> [Input material]
* * *
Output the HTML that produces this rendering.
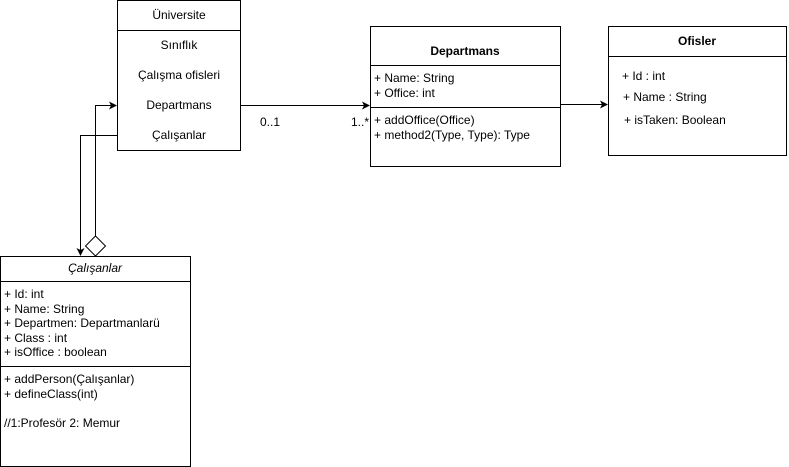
* * *
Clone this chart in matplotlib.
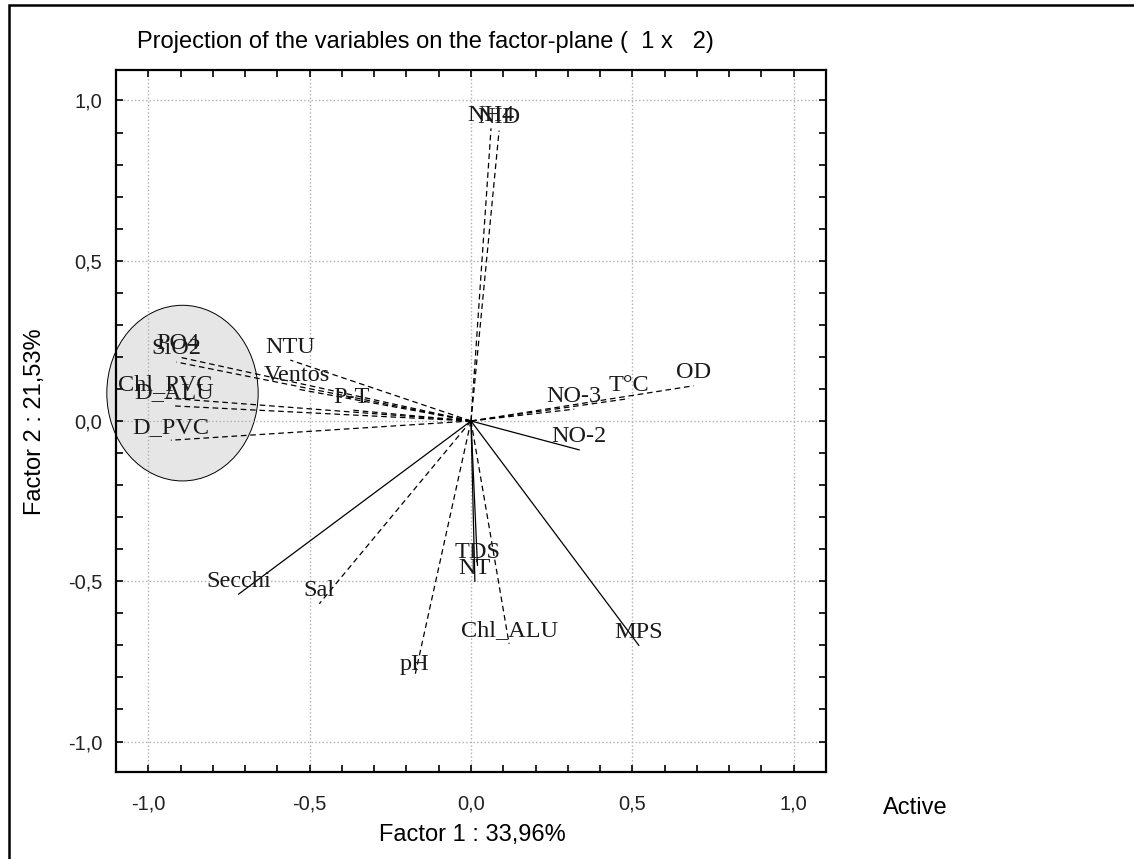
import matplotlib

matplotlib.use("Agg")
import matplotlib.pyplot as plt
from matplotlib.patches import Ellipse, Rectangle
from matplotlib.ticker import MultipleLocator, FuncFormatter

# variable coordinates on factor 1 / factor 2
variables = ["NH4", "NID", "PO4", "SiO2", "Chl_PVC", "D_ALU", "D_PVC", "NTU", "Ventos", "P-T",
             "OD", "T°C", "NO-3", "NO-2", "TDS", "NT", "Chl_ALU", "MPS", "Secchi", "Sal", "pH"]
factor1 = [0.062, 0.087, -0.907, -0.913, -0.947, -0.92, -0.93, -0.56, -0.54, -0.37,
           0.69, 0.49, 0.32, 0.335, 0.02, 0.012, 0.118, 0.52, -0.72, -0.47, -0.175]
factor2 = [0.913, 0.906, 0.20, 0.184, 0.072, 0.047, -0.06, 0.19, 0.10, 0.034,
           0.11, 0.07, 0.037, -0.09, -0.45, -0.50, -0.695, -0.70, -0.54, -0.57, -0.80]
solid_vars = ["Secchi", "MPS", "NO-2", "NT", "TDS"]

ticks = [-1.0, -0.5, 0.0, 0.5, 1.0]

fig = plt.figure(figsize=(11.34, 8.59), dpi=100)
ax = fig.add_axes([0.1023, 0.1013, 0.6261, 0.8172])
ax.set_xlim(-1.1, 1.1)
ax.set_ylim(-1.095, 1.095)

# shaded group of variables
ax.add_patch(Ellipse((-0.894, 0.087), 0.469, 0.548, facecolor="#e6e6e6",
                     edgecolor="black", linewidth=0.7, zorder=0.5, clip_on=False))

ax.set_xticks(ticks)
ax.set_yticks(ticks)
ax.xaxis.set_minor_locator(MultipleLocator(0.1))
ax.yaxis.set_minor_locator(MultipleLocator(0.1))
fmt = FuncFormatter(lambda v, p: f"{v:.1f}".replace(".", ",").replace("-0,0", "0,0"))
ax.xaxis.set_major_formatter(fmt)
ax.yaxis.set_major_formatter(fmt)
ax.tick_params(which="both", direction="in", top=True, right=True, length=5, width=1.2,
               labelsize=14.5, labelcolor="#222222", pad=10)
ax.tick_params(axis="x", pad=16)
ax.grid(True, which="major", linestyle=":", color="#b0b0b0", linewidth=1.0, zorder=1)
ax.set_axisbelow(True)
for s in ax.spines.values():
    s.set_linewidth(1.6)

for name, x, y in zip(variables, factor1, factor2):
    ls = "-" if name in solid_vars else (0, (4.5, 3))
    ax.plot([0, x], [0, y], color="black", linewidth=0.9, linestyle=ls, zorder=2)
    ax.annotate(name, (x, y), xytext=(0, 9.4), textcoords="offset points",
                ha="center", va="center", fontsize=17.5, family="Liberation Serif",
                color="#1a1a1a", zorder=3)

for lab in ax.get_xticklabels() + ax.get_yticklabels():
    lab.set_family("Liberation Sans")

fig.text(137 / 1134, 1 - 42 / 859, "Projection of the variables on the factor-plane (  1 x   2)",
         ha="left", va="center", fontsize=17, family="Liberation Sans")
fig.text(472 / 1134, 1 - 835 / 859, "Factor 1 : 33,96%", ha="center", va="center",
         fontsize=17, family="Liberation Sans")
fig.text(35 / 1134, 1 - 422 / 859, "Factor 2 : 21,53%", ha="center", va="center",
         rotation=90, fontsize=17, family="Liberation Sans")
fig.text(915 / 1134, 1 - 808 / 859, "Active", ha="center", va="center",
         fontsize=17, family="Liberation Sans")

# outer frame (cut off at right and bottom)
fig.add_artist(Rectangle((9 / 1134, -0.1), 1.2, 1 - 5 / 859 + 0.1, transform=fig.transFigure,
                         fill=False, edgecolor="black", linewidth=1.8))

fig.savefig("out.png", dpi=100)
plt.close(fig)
* * *
> [What is required]
Each line in the entries above that includes the string "matplotlib" should be extracted.

> [Complete output]
Clone this chart in matplotlib.
import matplotlib
matplotlib.use("Agg")
import matplotlib.pyplot as plt
from matplotlib.patches import Ellipse, Rectangle
from matplotlib.ticker import MultipleLocator, FuncFormatter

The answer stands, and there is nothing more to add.